En la sociedad peruana en la que moramos, existe un trecho muy corto entre la emoción y la acción, entre el sentir y el hacer. Somos incapaces, por ahora, de situar un espacio de tiempo entre la rabia que sentimos y el comportamiento que desplegamos. Es como si las emociones comandaran, sin una real participación que vaya más allá de la de un autómata, nuestra conducta final, aquella que puede tener consecuencias negativas, pues vivimos en un entorno con reglas y leyes llamado «civilización». Básicamente, respondemos como el protagonista de «La Naranja Mecánica» —película de culto, por cierto—: puro deseo puesto de forma inmediata en la realidad. Para él, así como para muchas personas de nuestra sociedad, el deseo de agredir o golpear debía ser rápidamente satisfecho; por algo, ese modo de comportamiento se llamaba «ultraviolencia». Como película, refleja metafóricamente lo que somos y lo que hacemos; obviamente, lo exagera para que nos sea más fácil notar los efectos adversos de responder tan prestos a nuestros deseos. Pero, si enfocamos un poco más nuestra atención sobre lo que sucede a diario, podremos reparar que el mismo problema de Alex, el protagonista, es el problema que nos aqueja como nación.
¿De qué problema estoy hablando? De un déficit en la regulación de nuestras emociones, déficit que es la base de nuestra interacción en redes sociales, de nuestras reacciones ante un hecho que nos resulta molesto y que, en efecto, está detrás de toda la violencia psicológica y física que respira nuestra sociedad. No nos resulta ajeno que, en nuestro entorno, cualquier querella o discordia termine, como si fuese una muestra costumbrista más de nuestra idiosincrasia, en insultos o agresiones físicas. Incluso, cuando llegamos a ese punto, al cual nunca —repito, nunca— deberíamos haber llegado, lo justificamos diciendo «Fue la cólera», «Él tuvo la culpa», «¿Cómo querías que reaccione?», entre otras frases que no hacen más que demostrar que la violencia se ha normalizado. Si observamos de cerca este tipo de comportamiento, vamos a advertir que son las conductas típicas de un niño muy pequeño que aún no ha tenido el tiempo suficiente para aprender a regular lo que siente en pro de una respuesta asertiva.

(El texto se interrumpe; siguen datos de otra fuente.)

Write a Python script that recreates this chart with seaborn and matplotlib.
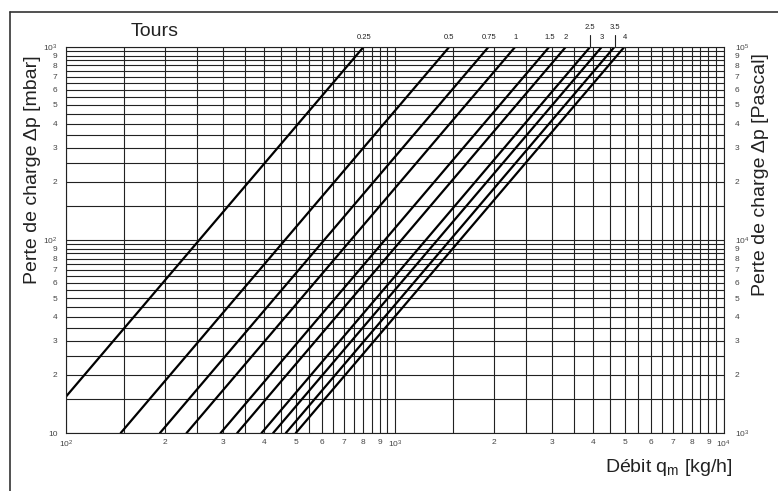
import numpy as np
import pandas as pd
import matplotlib
matplotlib.use('Agg')
import matplotlib.pyplot as plt
import seaborn as sns
from matplotlib.lines import Line2D
from matplotlib.ticker import FixedLocator, NullFormatter

# valve opening (turns) and flow rate reached at 1000 mbar
tours = [0.25, 0.5, 0.75, 1, 1.5, 2, 2.5, 3, 3.5, 4]
tour_labels = ['0.25', '0.5', '0.75', '1', '1.5', '2', '2.5', '3', '3.5', '4']
q_at_1000 = [805, 1467, 1931, 2327, 2953, 3317, 3934, 4267, 4664, 5000]
raised = ['2.5', '3.5']  # labels lifted up with a small leader line

x_ticks = [100, 200, 300, 400, 500, 600, 700, 800, 900,
           1000, 2000, 3000, 4000, 5000, 6000, 7000, 8000, 9000, 10000]
x_labels = ['$10^{2}$', '2', '3', '4', '5', '6', '7', '8', '9',
            '$10^{3}$', '2', '3', '4', '5', '6', '7', '8', '9', '$10^{4}$']
y_ticks = [10, 20, 30, 40, 50, 60, 70, 80, 90,
           100, 200, 300, 400, 500, 600, 700, 800, 900, 1000]
y_labels = ['10', '2', '3', '4', '5', '6', '7', '8', '9',
            '$10^{2}$', '2', '3', '4', '5', '6', '7', '8', '9', '$10^{3}$']
y2_labels = ['$10^{3}$', '2', '3', '4', '5', '6', '7', '8', '9',
             '$10^{4}$', '2', '3', '4', '5', '6', '7', '8', '9', '$10^{5}$']

sns.set_style('white')
plt.rcParams['font.family'] = ['Liberation Sans', 'DejaVu Sans']
plt.rcParams['mathtext.fontset'] = 'custom'
plt.rcParams['mathtext.rm'] = 'Liberation Sans'
plt.rcParams['mathtext.it'] = 'Liberation Sans'

# quadratic curves dp = 1000 * (q / q1000)^2, from 10 mbar (or 100 kg/h) to 1000 mbar
rows = []
for t, qt in zip(tour_labels, q_at_1000):
    for q in [max(100, qt / 10), qt]:
        rows.append({'tours': t, 'q': q, 'dp': 1000 * (q / qt) ** 2})
df = pd.DataFrame(rows)

fig = plt.figure(figsize=(7.78, 4.91), dpi=100)
ax = fig.add_axes([0.0848, 0.1181, 0.8452, 0.7868])
ax.set_xscale('log')
ax.set_yscale('log')
ax.set_xlim(100, 10000)
ax.set_ylim(10, 1000)

# grid every half unit inside each decade
half = np.arange(1, 10, 0.5)
xgrid = [d * s for d in [100, 1000] for s in half] + [10000]
ygrid = [d * s for d in [10, 100] for s in half] + [1000]
ax.xaxis.set_minor_locator(FixedLocator(xgrid))
ax.yaxis.set_minor_locator(FixedLocator(ygrid))
ax.xaxis.set_minor_formatter(NullFormatter())
ax.yaxis.set_minor_formatter(NullFormatter())
ax.set_xticks(x_ticks)
ax.set_xticklabels(x_labels)
ax.set_yticks(y_ticks)
ax.set_yticklabels(y_labels)
ax.grid(True, which='both', color='#222222', linewidth=0.8)
ax.tick_params(which='both', length=0)
ax.tick_params(axis='x', pad=4, labelsize=6, labelcolor='#444444')
ax.tick_params(axis='y', pad=6, labelsize=6, labelcolor='#444444')
for s in ax.spines.values():
    s.set_color('#222222')
    s.set_linewidth(0.8)

sns.lineplot(data=df, x='q', y='dp', units='tours', estimator=None,
             color='black', linewidth=1.6, ax=ax, legend=False)
ax.set_xlabel('')
ax.set_ylabel('')

for lab, qt in zip(tour_labels, q_at_1000):
    if lab in raised:
        ax.annotate(lab, xy=(qt, 1000), xytext=(0, 13.5), textcoords='offset points',
                    ha='center', va='center', fontsize=5.5, color='#222222',
                    annotation_clip=False)
        ax.plot([qt, qt], [1000, 1150], color='#222222', linewidth=0.8, clip_on=False)
    else:
        ax.annotate(lab, xy=(qt, 1000), xytext=(0, 6.3), textcoords='offset points',
                    ha='center', va='center', fontsize=5.5, color='#222222',
                    annotation_clip=False)

# right axis in Pascal
ax2 = ax.twinx()
ax2.set_yscale('log')
ax2.set_ylim(1000, 100000)
ax2.yaxis.set_minor_locator(FixedLocator([]))
ax2.set_yticks([v * 100 for v in y_ticks])
ax2.set_yticklabels(y2_labels)
ax2.tick_params(which='both', length=0, pad=8, labelsize=6, labelcolor='#444444')
for s in ax2.spines.values():
    s.set_visible(False)

fig.text(0.199, 0.935, 'Tours', fontsize=14, ha='center', va='center', color='#222222')
fig.text(0.042, 0.655, 'Perte de charge Δp [mbar]', fontsize=14, rotation=90,
         ha='center', va='center', color='#222222')
fig.text(0.977, 0.645, 'Perte de charge Δp [Pascal]', fontsize=14, rotation=90,
         ha='center', va='center', color='#222222')
fig.text(0.941, 0.047, r'Débit q$_{\mathrm{m}}$ [kg/h]', fontsize=14,
         ha='right', va='center', color='#222222')

# outer frame, cut by the picture border on the right and at the bottom
fig.add_artist(Line2D([10 / 778, 10 / 778], [0, 1 - 12 / 491], color='#333333',
                      linewidth=1.2, transform=fig.transFigure))
fig.add_artist(Line2D([10 / 778, 1], [1 - 12 / 491, 1 - 12 / 491], color='#333333',
                      linewidth=1.2, transform=fig.transFigure))

fig.savefig('out.png', dpi=100)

A nivel psicológico, lo que tenemos es un problema en el «buffer» o «controlador» de nuestras emociones y comportamientos. Nuestro potenciómetro del volumen emocional y de nuestras conductas, no nos ha sido colocado a tiempo (en la infancia), ha sido desarrollado descuidadamente o ha sido averiado por experiencias de violencia continua. En lugar de poder bajarlo o subirlo de acuerdo a lo que cada situación nos pide, nuestras emociones y comportamientos se intensifican sin ninguna regulación, lo que termina en una rabia muy intensa y conductas agresivas y nocivas. Pero eso no es todo: al «obturador», que debería mantener las emociones a raya mientras nos damos un tiempo para pensar, procesar lo que estamos sintiendo y decidir el mejor curso de acción, le pasa lo mismo que al «buffer». Dicho de otro modo, no contamos con las herramientas ni para reducir el nivel de nuestras emociones ni para poner una pausa y reflexionar sobre la mejor solución. En cambio, tenemos emociones que se intensifican rápidamente y que, sin ningún espacio para pensar, son expresadas de la peor forma posible: a través de agresiones. Esto sucede en la vida presencial y en redes sociales todo el tiempo.
Frente a ello, debemos reparar, como sociedad, nuestro «buffer emocional» y nuestro «obturador emocional», es decir, nuestra capacidad para bajar y subir la intensidad de nuestras emociones voluntariamente, y para pensar empáticamente en la conducta que deberíamos ejercer. Esto no se logra inmediata ni azarosamente, sino que requiere de un entrenamiento cotidiano y sostenido, sin el cual nada podría desarrollarse. Como vemos, es nuestro propio esfuerzo el que va a hacer crecer esta habilidad, tal como si fuese otra destreza que hemos visto prosperar gracias al apoyo de la educación (p. ej., nuestra capacidad numérica). Sin este impulso o ímpetu por mejorar, podríamos pasarnos 100 años más de historia republicana entrampados en las mismas dinámicas de violencia a las que estamos acostumbrados. ¿Es eso lo que realmente queremos?